Küçükoğlu, açıklamasında ayrıca yerli üretimin sürdürülebilir şekilde büyümesi için döngüsel ekonomi yaklaşımının belirleyici olacağını vurguladı. Ayrıca geleneksel yöntemlerin dünya kaynaklarını karşılamakta zorlanacağına dikkat çekerek şöyle dedi: “Enerji verimliliği, geri dönüşüm, malzeme kullanım ömrünün uzatılması ve karbon ayak izinin azaltılması, sektörümüzün küresel rekabet gücünün ayrılmaz bir parçası olacak. Türkiye olarak bu dönüşümü yakalayacak bilgi birikimine ve teknolojiye sahibiz.”

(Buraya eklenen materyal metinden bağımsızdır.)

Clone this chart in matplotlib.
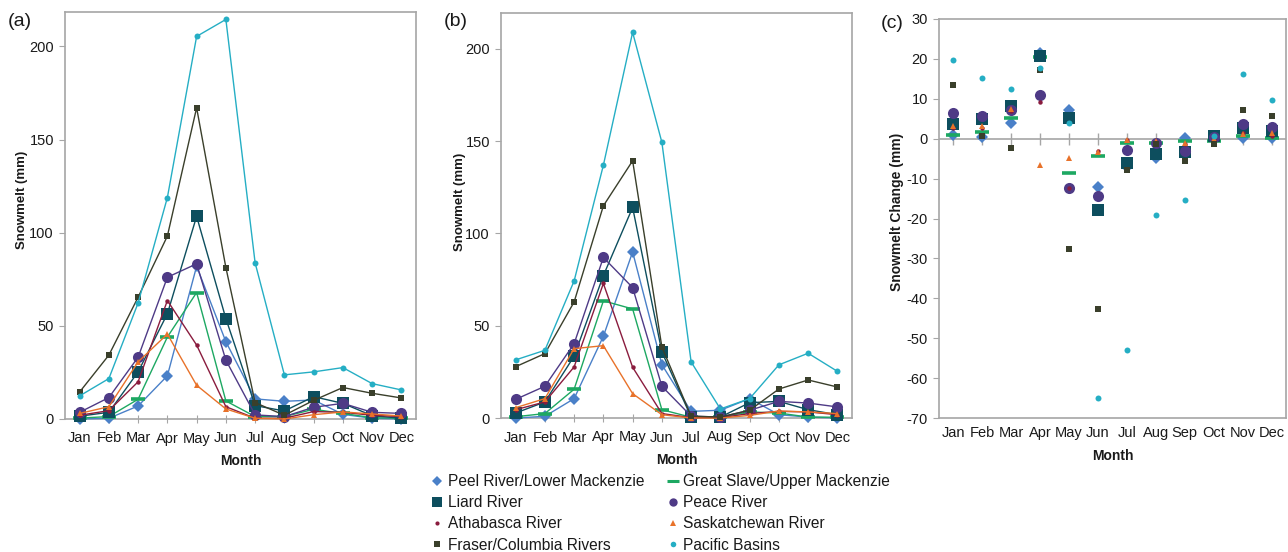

“Türkiye’de yapılanı Türkiye’de kullanalım”
Özellikle kamu projeleri ve büyük ölçekli yatırımlarda yerli malzeme kullanımının teşvik edilmesinin büyük önem taşıdığını vurgulayan Küçükoğlu, “Bugün ithal edilen ürünlerin önemli bir bölümü Türkiye’de üretilebiliyor. Ar-Ge yatırımlarının artmasıyla katma değerli ürünlerde de dışa bağımlılığı azaltma potansiyeline sahibiz. Yerli malzeme kullanımının artması hem cari açığın azalması hem de katma değerin ülke içinde kalması açısından stratejik bir adım” diye konuştu.

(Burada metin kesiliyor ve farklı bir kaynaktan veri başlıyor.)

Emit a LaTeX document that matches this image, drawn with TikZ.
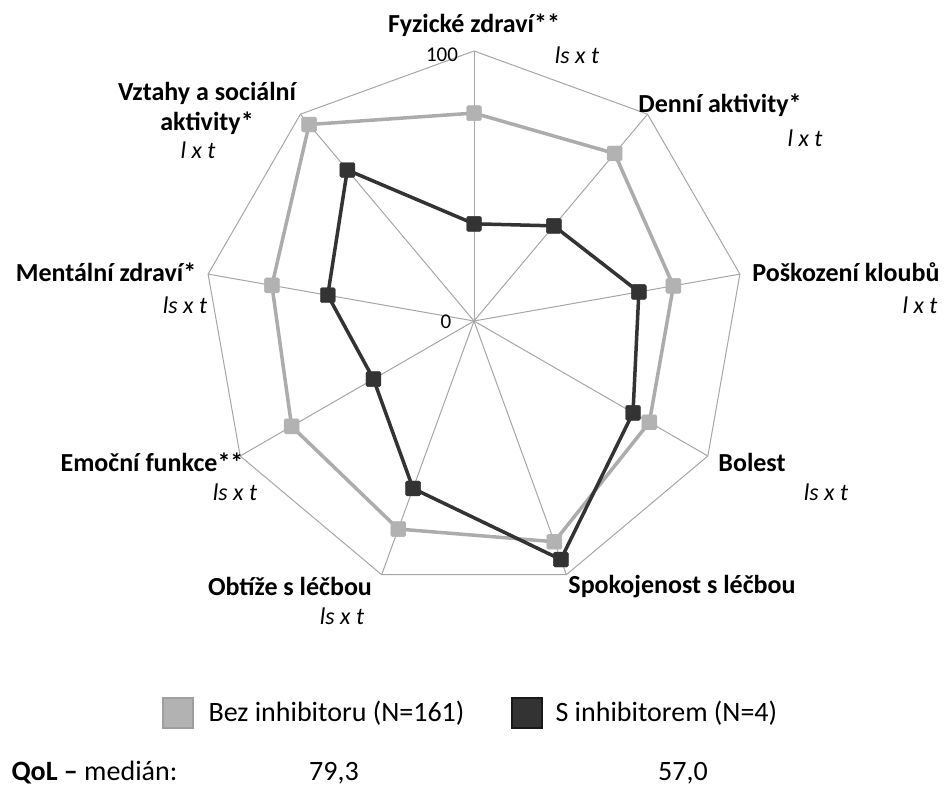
\documentclass[tikz,border=0pt]{standalone}
\usepackage{fontspec}
\setmainfont{Carlito}
\usetikzlibrary{calc}
\begin{document}
\begin{tikzpicture}[x=1pt,y=-1pt,
  lab/.style={font=\fontsize{26}{30}\selectfont\bfseries, align=center},
  sub/.style={font=\fontsize{24}{28}\selectfont\itshape},
  leg/.style={font=\fontsize{28}{32}\selectfont},
  axl/.style={font=\fontsize{21}{24}\selectfont},
  grid/.style={draw=gray!70, line width=1pt},
  gser/.style={draw=gray!65, line width=3.5pt, line join=round},
  dser/.style={draw=black!80, line width=3.5pt, line join=round},
  gmk/.style={fill=gray!60, draw=gray!60, rounded corners=1.5pt, minimum size=15pt, inner sep=0pt},
  dmk/.style={fill=black!80, draw=black!80, rounded corners=1.5pt, minimum size=15pt, inner sep=0pt}]
\useasboundingbox (0,0) rectangle (950,800);
\coordinate (c) at (474,321);
\foreach \k in {0,...,8}{
  \coordinate (o\k) at ($(c)+({90-40*\k}:270pt)$);
}
\foreach \k in {0,...,8}{ \draw[grid] (c) -- (o\k); }
\draw[grid] (o0)--(o1)--(o2)--(o3)--(o4)--(o5)--(o6)--(o7)--(o8)--cycle;
\foreach \v [count=\i from 0] in {0.77,0.81,0.75,0.75,0.87,0.82,0.78,0.76,0.95}{
  \coordinate (g\i) at ($(c)+({90-40*\i}:{270*\v*1pt})$);
}
\foreach \v [count=\i from 0] in {0.36,0.46,0.62,0.68,0.94,0.66,0.43,0.55,0.73}{
  \coordinate (d\i) at ($(c)+({90-40*\i}:{270*\v*1pt})$);
}
\draw[gser] (g0)--(g1)--(g2)--(g3)--(g4)--(g5)--(g6)--(g7)--(g8)--cycle;
\foreach \i in {0,...,8}{ \node[gmk] (gm\i) at (g\i) {}; }
\draw[dser] (d0)--(d1)--(d2)--(d3)--(d4)--(d5)--(d6)--(d7)--(d8)--cycle;
\foreach \i in {0,...,8}{ \node[dmk] (dm\i) at (d\i) {}; }
\node[axl] (t100) at (442,55) {100};
\node[axl] (t0) at (446,322) {0};
\node[lab] (l0) at (474,25) {Fyzické zdraví**};
\node[sub] (s0) at (577,55) {ls x t};
\node[lab] (l1) at (720,105) {Denní aktivity*};
\node[sub] (s1) at (805,138) {l x t};
\node[lab] (l2) at (846,272) {Poškození kloubů};
\node[sub] (s2) at (920,305) {l x t};
\node[lab] (l3) at (752,462) {Bolest};
\node[sub] (s3) at (826,492) {ls x t};
\node[lab] (l4) at (682,587) {Spokojenost s léčbou};
\node[lab] (l5) at (290,586) {Obtíže s léčbou};
\node[sub] (s5) at (342,616) {ls x t};
\node[lab] (l6) at (152,462) {Emoční funkce**};
\node[sub] (s6) at (235,492) {ls x t};
\node[lab] (l7) at (106,272) {Mentální zdraví*};
\node[sub] (s7) at (185,305) {ls x t};
\node[lab] (l8) at (207,108) {Vztahy a sociální\\aktivity*};
\node[sub] (s8) at (198,150) {l x t};
\node[fill=gray!60, draw=gray!75, line width=1.5pt, minimum size=30pt, inner sep=0pt] (lg) at (178,713) {};
\node[leg, anchor=west] (lgt) at (205,713) {Bez inhibitoru (N=161)};
\node[fill=black!80, draw=black!90, line width=1.5pt, minimum size=30pt, inner sep=0pt] (ld) at (527,713) {};
\node[leg, anchor=west] (ldt) at (552,713) {S inhibitorem (N=4)};
\node[leg, anchor=west] (q) at (8,773) {\textbf{QoL –} medián:};
\node[leg] (q1) at (334,773) {79,3};
\node[leg] (q2) at (683,773) {57,0};
\end{tikzpicture}
\end{document}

“Dış ticarette güçlü bir denge oluşuyor”
Türkiye inşaat malzemesi sanayisi, 2024 yılı sonunda 154 milyar dolarlık pazar büyüklüğüne ulaşmış durumda. Sektör, deprem bölgesindeki yeniden yapılanma hareketinin etkisiyle yüzde 1,4 oranında büyüme kaydederken, yıllık ihracatını beş yıl içinde 21 milyar dolardan 29 milyar dolara çıkardı. Türkiye inşaat malzemesi sanayisinin dış ticarette geleneksel olarak güçlü bir denge yakaladığına dikkat çeken Küçükoğlu, sektörün bugün, 29 milyar dolar ihracat, 9,7 milyar dolar ithalat, ithalatın 3 katı ihracat hacmi ve ürünleriyle 200’e yakın ülkeye ulaşan ihracat ağı gibi etkileyici bir yapıya sahip olduğunun altını çizdi. Yaklaşık 2 milyon kişiye istihdam sağlayan sektör, Türkiye’de toplam istihdamın yüzde 6,4’ünü karşılarken, ülke ihracatı içindeki payı da yüzde 11 olarak öne çıkıyor. Bu veriler, inşaat malzemesi sanayisinin hem dayanıklılığını hem de küresel rekabet gücünü net şekilde ortaya koyuyor. Sektörün 2025 yılı hedefleri arasında 31 milyar dolarlık ihracat ve 165 milyar dolarlık toplam pazar büyüklüğü yer alıyor.